Rosemary Gay wiped away tears as she talked about her impossible debt.Credit:AAP

Centrelink’s debt collectors started taking money from her pension to repay the $64,998 they said she owed even though Gay had already lodged a dispute after one senior official allegedly told her there was “no way you can possibly owe that money”.

The royal commission is investigating how individuals’ annual tax information was used to determine average fortnightly earnings and automatically establish welfare debts, an approach ruled unlawful by the Federal Court in 2019.

The system wrongly recovered more than $750 million from 381,000 people and led to several people taking their lives while being pursued for false debts.

Gay, who worked part-time at a transport and logistics company, had her reported income effectively doubled between 2010 and 2016 to create the false debt.

When told in October 2016 she had to pay back the entire sum in less than a month, Gay was shocked, given she meticulously reported her income to Centrelink.

Having lodged the dispute and being told by a senior department figure – nicknamed God – that a glitch in the system had triggered the debt, $133 a week was garnished from her pension as repayments.

“It couldn’t be possible that I owed them any money … it was a very dark period of time for me … my mental state and physical health were at a very low ebb,” Ms Gay told the commission.

A manual reassessment of her debt reduced the figure to $6683, before she disputed that claim again and it was eventually scrapped altogether in 2020.

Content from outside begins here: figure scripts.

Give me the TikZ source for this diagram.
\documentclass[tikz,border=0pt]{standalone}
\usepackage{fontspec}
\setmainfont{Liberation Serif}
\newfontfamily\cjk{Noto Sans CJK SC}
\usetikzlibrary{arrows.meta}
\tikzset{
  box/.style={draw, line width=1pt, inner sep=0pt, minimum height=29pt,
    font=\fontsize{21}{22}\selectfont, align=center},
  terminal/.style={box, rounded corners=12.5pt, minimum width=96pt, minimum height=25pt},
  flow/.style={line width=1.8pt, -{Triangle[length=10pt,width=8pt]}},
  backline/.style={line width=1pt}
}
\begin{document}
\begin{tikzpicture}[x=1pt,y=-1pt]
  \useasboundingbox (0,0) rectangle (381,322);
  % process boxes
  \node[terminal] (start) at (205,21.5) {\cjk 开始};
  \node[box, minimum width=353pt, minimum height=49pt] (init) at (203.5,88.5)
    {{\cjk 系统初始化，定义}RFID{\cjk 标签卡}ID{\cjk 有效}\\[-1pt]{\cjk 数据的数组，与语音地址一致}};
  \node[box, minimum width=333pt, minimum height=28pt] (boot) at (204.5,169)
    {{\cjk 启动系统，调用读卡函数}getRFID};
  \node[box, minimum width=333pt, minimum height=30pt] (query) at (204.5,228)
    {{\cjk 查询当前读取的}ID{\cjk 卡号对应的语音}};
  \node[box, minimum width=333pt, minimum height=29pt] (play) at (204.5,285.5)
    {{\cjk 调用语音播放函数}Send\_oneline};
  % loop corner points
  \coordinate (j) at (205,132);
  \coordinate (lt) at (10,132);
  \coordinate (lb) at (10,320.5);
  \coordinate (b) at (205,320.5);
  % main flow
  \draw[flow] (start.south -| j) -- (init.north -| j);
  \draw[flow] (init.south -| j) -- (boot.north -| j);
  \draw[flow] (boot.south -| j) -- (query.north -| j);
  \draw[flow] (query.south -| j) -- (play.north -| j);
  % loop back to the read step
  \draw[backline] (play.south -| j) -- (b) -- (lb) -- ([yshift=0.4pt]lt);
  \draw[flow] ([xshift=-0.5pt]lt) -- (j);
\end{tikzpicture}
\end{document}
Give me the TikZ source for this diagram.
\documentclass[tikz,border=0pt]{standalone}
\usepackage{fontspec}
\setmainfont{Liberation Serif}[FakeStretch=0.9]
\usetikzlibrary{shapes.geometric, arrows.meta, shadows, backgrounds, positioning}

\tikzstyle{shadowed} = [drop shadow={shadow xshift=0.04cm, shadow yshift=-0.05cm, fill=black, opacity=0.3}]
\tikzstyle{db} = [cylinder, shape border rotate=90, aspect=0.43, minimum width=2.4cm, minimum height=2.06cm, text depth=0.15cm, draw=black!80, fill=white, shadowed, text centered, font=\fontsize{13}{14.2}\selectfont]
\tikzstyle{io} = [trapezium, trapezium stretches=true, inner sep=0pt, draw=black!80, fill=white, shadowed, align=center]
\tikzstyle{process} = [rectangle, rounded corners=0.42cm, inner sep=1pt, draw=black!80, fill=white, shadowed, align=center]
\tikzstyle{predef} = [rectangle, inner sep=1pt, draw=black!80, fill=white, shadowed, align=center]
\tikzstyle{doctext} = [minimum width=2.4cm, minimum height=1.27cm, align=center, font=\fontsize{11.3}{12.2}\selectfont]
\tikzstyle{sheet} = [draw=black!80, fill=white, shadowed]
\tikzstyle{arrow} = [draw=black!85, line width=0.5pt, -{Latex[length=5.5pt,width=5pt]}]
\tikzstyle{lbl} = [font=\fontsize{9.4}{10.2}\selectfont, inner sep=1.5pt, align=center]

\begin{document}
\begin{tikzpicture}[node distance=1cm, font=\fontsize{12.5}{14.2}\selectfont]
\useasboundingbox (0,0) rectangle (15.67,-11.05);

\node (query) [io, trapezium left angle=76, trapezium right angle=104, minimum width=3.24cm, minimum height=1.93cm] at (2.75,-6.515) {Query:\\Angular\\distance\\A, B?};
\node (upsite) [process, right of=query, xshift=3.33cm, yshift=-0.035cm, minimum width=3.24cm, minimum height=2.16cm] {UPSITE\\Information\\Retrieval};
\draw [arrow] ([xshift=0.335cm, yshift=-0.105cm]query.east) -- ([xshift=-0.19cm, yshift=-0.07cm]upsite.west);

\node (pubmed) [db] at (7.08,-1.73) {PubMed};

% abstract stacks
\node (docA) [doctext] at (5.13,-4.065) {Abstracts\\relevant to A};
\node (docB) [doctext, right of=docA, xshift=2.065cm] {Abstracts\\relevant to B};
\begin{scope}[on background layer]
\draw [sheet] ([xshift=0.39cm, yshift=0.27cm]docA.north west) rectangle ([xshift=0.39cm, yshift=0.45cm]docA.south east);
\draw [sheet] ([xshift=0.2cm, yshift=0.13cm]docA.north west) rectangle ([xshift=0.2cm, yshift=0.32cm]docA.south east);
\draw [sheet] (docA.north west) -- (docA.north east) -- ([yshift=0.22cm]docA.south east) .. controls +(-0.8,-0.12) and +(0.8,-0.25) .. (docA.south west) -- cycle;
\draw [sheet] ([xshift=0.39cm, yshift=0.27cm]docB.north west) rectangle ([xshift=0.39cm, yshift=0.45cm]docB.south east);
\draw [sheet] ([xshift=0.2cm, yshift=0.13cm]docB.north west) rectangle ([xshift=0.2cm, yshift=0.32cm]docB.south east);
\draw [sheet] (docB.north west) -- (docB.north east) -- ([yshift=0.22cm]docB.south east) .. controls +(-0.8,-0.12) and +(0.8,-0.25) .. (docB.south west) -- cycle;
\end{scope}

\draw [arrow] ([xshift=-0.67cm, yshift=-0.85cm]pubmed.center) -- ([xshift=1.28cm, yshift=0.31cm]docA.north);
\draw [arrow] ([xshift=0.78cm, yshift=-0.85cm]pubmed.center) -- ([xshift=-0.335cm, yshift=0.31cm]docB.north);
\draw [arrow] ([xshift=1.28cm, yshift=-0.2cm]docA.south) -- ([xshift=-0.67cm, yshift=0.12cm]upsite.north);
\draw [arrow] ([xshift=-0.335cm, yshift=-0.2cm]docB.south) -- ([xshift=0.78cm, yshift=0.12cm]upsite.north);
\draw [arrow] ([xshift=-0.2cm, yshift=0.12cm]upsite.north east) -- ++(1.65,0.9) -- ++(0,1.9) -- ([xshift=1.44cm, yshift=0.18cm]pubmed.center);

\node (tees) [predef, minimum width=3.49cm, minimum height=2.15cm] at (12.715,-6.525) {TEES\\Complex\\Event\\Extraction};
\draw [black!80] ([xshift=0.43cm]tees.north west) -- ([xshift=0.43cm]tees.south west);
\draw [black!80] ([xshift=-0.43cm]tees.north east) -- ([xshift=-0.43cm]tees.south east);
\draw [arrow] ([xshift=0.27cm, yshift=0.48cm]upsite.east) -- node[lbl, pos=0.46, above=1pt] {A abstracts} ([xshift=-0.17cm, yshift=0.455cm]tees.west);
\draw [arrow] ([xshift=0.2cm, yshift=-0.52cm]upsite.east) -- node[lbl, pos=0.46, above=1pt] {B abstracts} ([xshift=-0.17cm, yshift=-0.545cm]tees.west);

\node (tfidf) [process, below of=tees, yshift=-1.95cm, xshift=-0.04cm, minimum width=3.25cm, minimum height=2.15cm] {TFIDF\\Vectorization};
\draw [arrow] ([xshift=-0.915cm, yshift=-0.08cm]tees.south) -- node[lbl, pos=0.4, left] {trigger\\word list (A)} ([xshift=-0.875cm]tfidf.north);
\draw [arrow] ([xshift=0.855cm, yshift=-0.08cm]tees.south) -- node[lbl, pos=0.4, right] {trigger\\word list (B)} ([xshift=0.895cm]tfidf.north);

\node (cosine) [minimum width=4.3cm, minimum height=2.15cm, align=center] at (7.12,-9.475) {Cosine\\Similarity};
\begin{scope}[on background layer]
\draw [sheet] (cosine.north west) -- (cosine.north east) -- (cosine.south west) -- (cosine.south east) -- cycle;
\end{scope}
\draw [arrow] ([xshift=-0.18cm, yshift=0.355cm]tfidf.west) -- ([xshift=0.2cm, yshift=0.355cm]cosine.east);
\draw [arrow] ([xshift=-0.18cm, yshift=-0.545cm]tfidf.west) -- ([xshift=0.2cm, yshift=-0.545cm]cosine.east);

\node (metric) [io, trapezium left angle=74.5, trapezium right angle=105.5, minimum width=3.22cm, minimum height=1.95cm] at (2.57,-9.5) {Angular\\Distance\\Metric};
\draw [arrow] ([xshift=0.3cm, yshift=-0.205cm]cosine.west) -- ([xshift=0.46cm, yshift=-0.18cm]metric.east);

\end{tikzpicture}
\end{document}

“It was just immoral it took them that time to admit they made that mistake … they only admitted they did because of the groundswell of victims,” she said.

“I was really angry with them … this happened in 2016 for a miscalculation … here we are in 2020 and they’re offering to refund the money they’d taken.”

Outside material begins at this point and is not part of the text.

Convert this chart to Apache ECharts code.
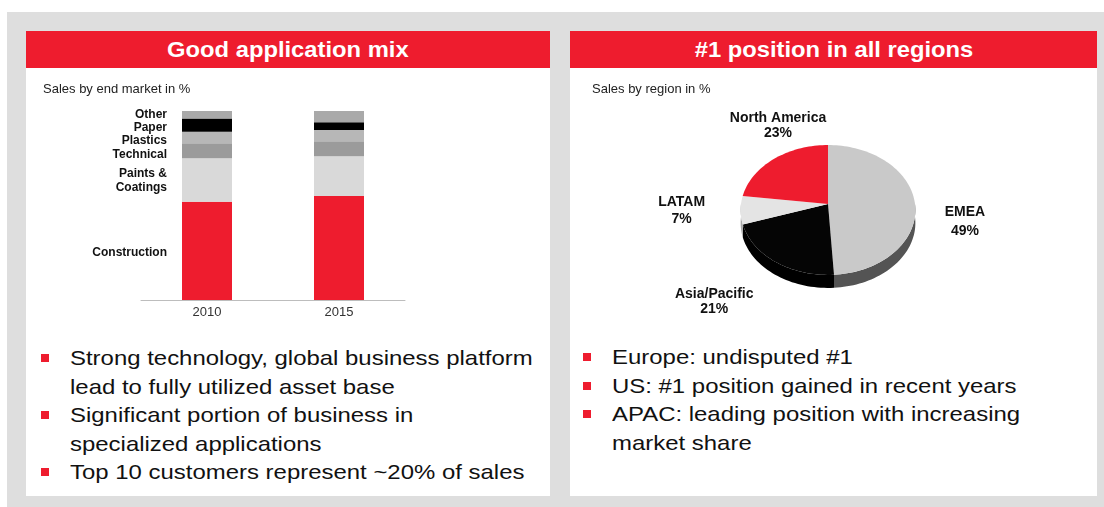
<!DOCTYPE html>
<html>
<head>
<meta charset="utf-8">
<script src="https://cdn.jsdelivr.net/npm/echarts@6/dist/echarts.min.js"></script>
<style>
  body { margin: 0; width: 1104px; height: 507px; background: #fff; overflow: hidden;
         font-family: Arial, "Liberation Sans", sans-serif; }
  #bg { position: absolute; left: 7px; top: 12px; width: 1097px; height: 495px; background: #dedede; }
  .panel { position: absolute; top: 31px; height: 465px; background: #fff; }
  .head { height: 37px; line-height: 37px; background: #ee1c2e; color: #fff;
          font-weight: bold; font-size: 22px; text-align: center; }
  .head span { display: inline-block; transform: scaleX(1.08); }
  .bullets { position: absolute; font-size: 21px; line-height: 28.6px; color: #111; white-space: nowrap; }
  .bullets div { position: relative; }
  .bullets div::before { content: ""; position: absolute; left: -29px; top: 10px;
                         width: 8px; height: 8px; background: #ee1c2e; }
  .bullets span { display: inline-block; transform: scaleX(1.14); transform-origin: 0 50%; }
  #chart { position: absolute; left: 0; top: 0; width: 1104px; height: 507px; }
</style>
</head>
<body>
<div id="bg"></div>
<div class="panel" style="left:26px;width:524px;"><div class="head"><span>Good application mix</span></div></div>
<div class="panel" style="left:570px;width:527px;"><div class="head"><span>#1 position in all regions</span></div></div>
<div class="bullets" style="left:70px;top:344px;">
  <div><span>Strong technology, global business platform<br>lead to fully utilized asset base</span></div>
  <div><span>Significant portion of business in<br>specialized applications</span></div>
  <div><span>Top 10 customers represent ~20% of sales</span></div>
</div>
<div class="bullets" style="left:612px;top:343px;">
  <div><span>Europe: undisputed #1</span></div>
  <div><span>US: #1 position gained in recent years</span></div>
  <div><span>APAC: leading position with increasing<br>market share</span></div>
</div>
<div id="chart"></div>
<script>
// sales by end market, % (stacked bottom to top)
const years = ['2010', '2015'];
const construction = [52, 55];
const paintsCoatings = [23, 21];
const technical = [8, 8];
const plastics = [6, 6];
const paper = [7, 4];
const other = [4, 6];

// sales by region, % (clockwise from 12 o'clock)
const regions = ['EMEA', 'Asia/Pacific', 'LATAM', 'North America'];
const regionShare = [49, 21, 7, 23];

const chart = echarts.init(document.getElementById('chart'));

const stacks = [
  { name: 'Construction', data: construction, color: '#ee1c2e', dy: 2 },
  { name: 'Paints & Coatings', data: paintsCoatings, color: '#d9d9d9', dy: 1 },
  { name: 'Technical', data: technical, color: '#9b9b9b', dy: 4 },
  { name: 'Plastics', data: plastics, color: '#b7b7b7', dy: 3 },
  { name: 'Paper', data: paper, color: '#000000', dy: 3 },
  { name: 'Other', data: other, color: '#a9a9a9', dy: 0 }
];

const barSeries = stacks.map(function (s) {
  return {
    name: s.name,
    type: 'bar',
    stack: 'mix',
    barWidth: 50,
    itemStyle: { color: s.color },
    // names only next to the first bar
    data: s.data.map(function (v, i) {
      return i === 0 ? { value: v, label: { show: true } } : v;
    }),
    label: {
      show: false,
      position: 'left',
      distance: 15,
      formatter: function (p) { return p.seriesName.replace(' & ', ' &\n'); },
      color: '#111',
      fontSize: 12,
      fontWeight: 'bold',
      fontFamily: 'Arial',
      lineHeight: 14
    },
    labelLayout: { dy: s.dy, hideOverlap: false }
  };
});

// tilted pie: circle seen in perspective (far side squeezed)
const pieC = { x: 828, y: 204, rx: 87, ry: 64.4, k: 0.092, depth: 13 };
const topColors = ['#c9c9c9', '#050505', '#e4e4e4', '#ee1c2e'];
const sideColors = ['#545454', '#000000', '#a8a8a8', '#9a1220'];
const labelNudge = [[4, 21], [-39, 15], [-14, -3], [38, -3]];
const labelGap = [19, 15, 17, 15];
const shareTotal = regionShare.reduce(function (a, b) { return a + b; }, 0);

function ellPt(deg, dy) {
  const r = deg * Math.PI / 180;
  const u = Math.sin(r), v = -Math.cos(r);
  const w = 1 - pieC.k * v;
  return [pieC.x + pieC.rx * u / w, pieC.y + pieC.ry * v / w + (dy || 0)];
}
function arc(a, b, dy) {
  const pts = [];
  const n = Math.max(2, Math.ceil(Math.abs(b - a) / 2));
  for (let k = 0; k <= n; k++) pts.push(ellPt(a + (b - a) * k / n, dy));
  return pts;
}

function renderSlice(params, api) {
  const i = params.dataIndex;
  let before = 0;
  for (let k = 0; k < i; k++) before += regionShare[k];
  const start = before / shareTotal * 360;
  const end = start + api.value(0) / shareTotal * 360;
  const children = [];
  const s2 = Math.max(start, 90), e2 = Math.min(end, 270);
  if (s2 < e2) {
    const side = arc(s2, e2, 0).concat(arc(e2, s2, pieC.depth));
    children.push({ type: 'polygon', shape: { points: side }, style: { fill: sideColors[i] } });
  }
  const top = [[pieC.x, pieC.y]].concat(arc(start, end, 0));
  children.push({ type: 'polygon', shape: { points: top }, style: { fill: topColors[i] } });
  const mid = (start + end) / 2 * Math.PI / 180;
  const lx = pieC.x + (pieC.rx + 46) * Math.sin(mid) + labelNudge[i][0];
  const ly = pieC.y - (pieC.ry + 36) * Math.cos(mid) + labelNudge[i][1];
  children.push({
    type: 'text',
    x: lx, y: ly,
    style: {
      text: regions[i] + '\n' + api.value(0) + '%',
      fill: '#111', fontSize: 14, fontWeight: 'bold', fontFamily: 'Arial',
      align: 'center', verticalAlign: 'middle', textAlign: 'center', textVerticalAlign: 'middle',
      lineHeight: labelGap[i]
    }
  });
  return { type: 'group', children: children };
}

chart.setOption({
  animation: false,
  title: [
    { text: 'Sales by end market in %', left: 38, top: 78,
      textStyle: { fontSize: 13, fontWeight: 'normal', color: '#222', fontFamily: 'Arial' } },
    { text: 'Sales by region in %', left: 587, top: 78,
      textStyle: { fontSize: 13, fontWeight: 'normal', color: '#222', fontFamily: 'Arial' } }
  ],
  grid: { left: 141, top: 111, width: 264, height: 189 },
  xAxis: {
    type: 'category',
    data: years,
    axisLine: { lineStyle: { color: '#bdbdbd' } },
    axisTick: { length: 5, lineStyle: { color: '#bdbdbd' } },
    axisLabel: { color: '#333', fontSize: 13, fontFamily: 'Arial', margin: 6 }
  },
  yAxis: { type: 'value', min: 0, max: 100, show: false },
  series: barSeries.concat([{
    type: 'custom',
    coordinateSystem: 'none',
    renderItem: renderSlice,
    data: regionShare.map(function (v) { return [v]; })
  }])
});
</script>
</body>
</html>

Gay spoke of the pain, trauma and anguish the “laughable” situation had caused victims.

“It was a system that could destroy peoples’ whole lives so simply,” she said.

Another victim, Ricky Aik, told the hearing about the “worst period of my life” after being chased for a $5250 Centrelink debt he alleged accrued while on the dole.

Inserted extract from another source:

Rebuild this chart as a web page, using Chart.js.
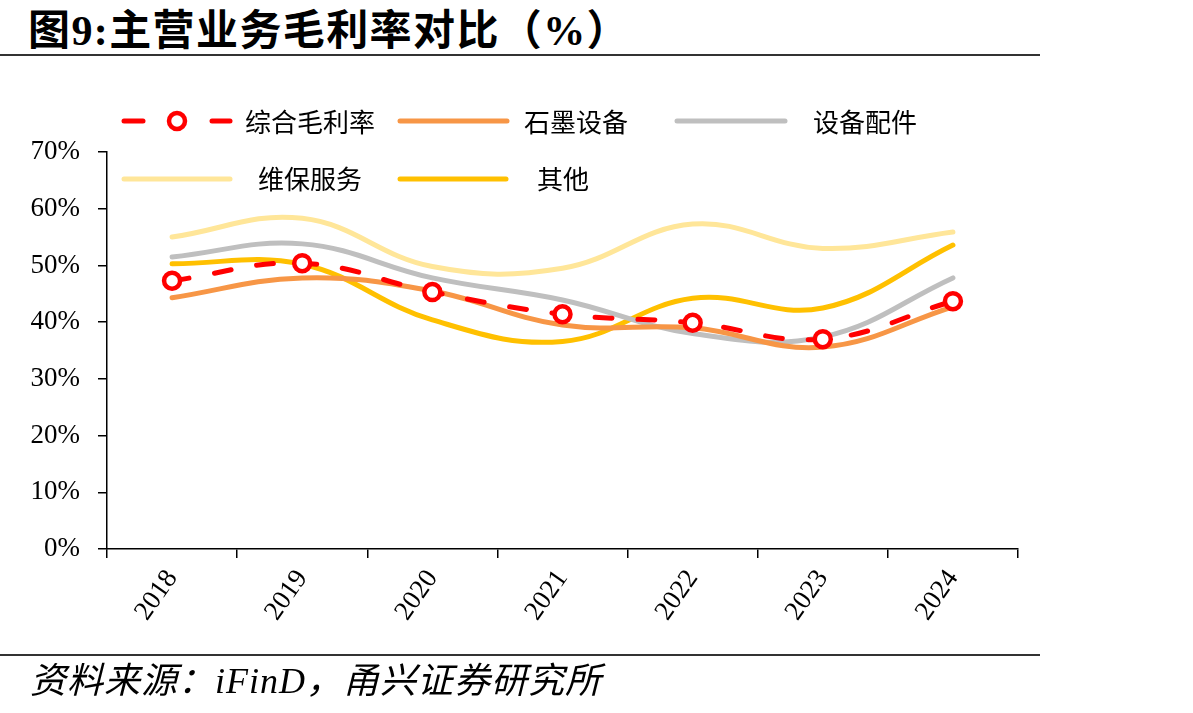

Aik fell victim to Centrelink’s robodebt income averaging method that used annual tax information to determine average fortnightly earnings and automatically calculated welfare debts.

The 61-year-old was unemployed for almost six months in 2014 when he accessed benefits.

He knew he couldn’t have accrued such a huge debt, admitting he was “not a chance” of paying it back to the debt collectors.

“It was hard to sleep, hard to concentrate on work, always thinking about the debt and driving past the road I should have turned into,” he said.

While disputing his debt, Aik said a Centrelink official admitted their methods were inaccurate and encouraged him to provide bank statements and payslips as “it would be more accurate than what we’ve done”.

His debt was wiped in July 2020 and repayments were refunded.

“It was like the weather changed … a dark, cloudy day to pure sunshine,” Aik said.

“I wouldn’t wish it upon anybody … it was so hard to be yourself, it made you withdrawn and scared.”

The third hearing block, which began on Monday, will focus on the impacts of robodebt along with the criticism of the scheme after it was implemented and ongoing legal defence despite such criticism.